* **Data provided**
☆ ☆ ☆
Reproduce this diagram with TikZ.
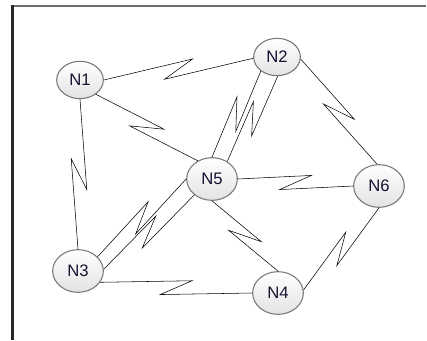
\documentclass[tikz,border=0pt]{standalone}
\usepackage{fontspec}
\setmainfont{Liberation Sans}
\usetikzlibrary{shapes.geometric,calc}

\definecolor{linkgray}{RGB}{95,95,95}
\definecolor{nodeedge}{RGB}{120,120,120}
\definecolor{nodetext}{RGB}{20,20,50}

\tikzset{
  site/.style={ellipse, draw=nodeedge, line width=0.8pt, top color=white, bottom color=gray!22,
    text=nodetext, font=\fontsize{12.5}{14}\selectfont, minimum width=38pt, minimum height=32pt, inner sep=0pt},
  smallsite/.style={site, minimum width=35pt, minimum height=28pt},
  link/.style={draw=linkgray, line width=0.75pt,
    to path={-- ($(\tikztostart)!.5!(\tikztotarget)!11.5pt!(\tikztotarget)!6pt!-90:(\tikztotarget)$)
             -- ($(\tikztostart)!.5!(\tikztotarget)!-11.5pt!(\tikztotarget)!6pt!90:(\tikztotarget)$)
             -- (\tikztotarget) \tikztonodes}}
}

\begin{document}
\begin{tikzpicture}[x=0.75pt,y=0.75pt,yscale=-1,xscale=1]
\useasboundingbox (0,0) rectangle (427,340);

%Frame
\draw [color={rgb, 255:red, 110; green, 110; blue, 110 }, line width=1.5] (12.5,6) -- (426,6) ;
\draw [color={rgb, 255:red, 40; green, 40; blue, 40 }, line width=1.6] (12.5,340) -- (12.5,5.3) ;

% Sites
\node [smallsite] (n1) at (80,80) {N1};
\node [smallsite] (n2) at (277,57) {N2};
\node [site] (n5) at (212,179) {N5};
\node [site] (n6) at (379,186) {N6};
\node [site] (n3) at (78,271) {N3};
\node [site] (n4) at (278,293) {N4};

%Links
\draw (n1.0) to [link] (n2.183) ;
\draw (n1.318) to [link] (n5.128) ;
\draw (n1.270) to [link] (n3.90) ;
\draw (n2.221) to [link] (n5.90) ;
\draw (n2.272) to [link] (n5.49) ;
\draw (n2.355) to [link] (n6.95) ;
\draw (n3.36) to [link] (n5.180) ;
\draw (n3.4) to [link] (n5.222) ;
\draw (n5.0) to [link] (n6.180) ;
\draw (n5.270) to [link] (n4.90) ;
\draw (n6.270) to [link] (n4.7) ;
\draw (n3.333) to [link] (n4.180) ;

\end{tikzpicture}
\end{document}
☆ ☆ ☆
* **Problem to solve**
Every line of text is to be repeated exactly; pictures are left out.

* **Correct response**
Reproduce this diagram with TikZ.
\documentclass[tikz,border=0pt]{standalone}
\usepackage{fontspec}
\setmainfont{Liberation Sans}
\usetikzlibrary{shapes.geometric,calc}

\definecolor{linkgray}{RGB}{95,95,95}
\definecolor{nodeedge}{RGB}{120,120,120}
\definecolor{nodetext}{RGB}{20,20,50}

\tikzset{
  site/.style={ellipse, draw=nodeedge, line width=0.8pt, top color=white, bottom color=gray!22,
    text=nodetext, font=\fontsize{12.5}{14}\selectfont, minimum width=38pt, minimum height=32pt, inner sep=0pt},
  smallsite/.style={site, minimum width=35pt, minimum height=28pt},
  link/.style={draw=linkgray, line width=0.75pt,
    to path={-- ($(\tikztostart)!.5!(\tikztotarget)!11.5pt!(\tikztotarget)!6pt!-90:(\tikztotarget)$)
             -- ($(\tikztostart)!.5!(\tikztotarget)!-11.5pt!(\tikztotarget)!6pt!90:(\tikztotarget)$)
             -- (\tikztotarget) \tikztonodes}}
}

\begin{document}
\begin{tikzpicture}[x=0.75pt,y=0.75pt,yscale=-1,xscale=1]
\useasboundingbox (0,0) rectangle (427,340);

%Frame
\draw [color={rgb, 255:red, 110; green, 110; blue, 110 }, line width=1.5] (12.5,6) -- (426,6) ;
\draw [color={rgb, 255:red, 40; green, 40; blue, 40 }, line width=1.6] (12.5,340) -- (12.5,5.3) ;

% Sites
\node [smallsite] (n1) at (80,80) {N1};
\node [smallsite] (n2) at (277,57) {N2};
\node [site] (n5) at (212,179) {N5};
\node [site] (n6) at (379,186) {N6};
\node [site] (n3) at (78,271) {N3};
\node [site] (n4) at (278,293) {N4};

%Links
\draw (n1.0) to [link] (n2.183) ;
\draw (n1.318) to [link] (n5.128) ;
\draw (n1.270) to [link] (n3.90) ;
\draw (n2.221) to [link] (n5.90) ;
\draw (n2.272) to [link] (n5.49) ;
\draw (n2.355) to [link] (n6.95) ;
\draw (n3.36) to [link] (n5.180) ;
\draw (n3.4) to [link] (n5.222) ;
\draw (n5.0) to [link] (n6.180) ;
\draw (n5.270) to [link] (n4.90) ;
\draw (n6.270) to [link] (n4.7) ;
\draw (n3.333) to [link] (n4.180) ;

\end{tikzpicture}
\end{document}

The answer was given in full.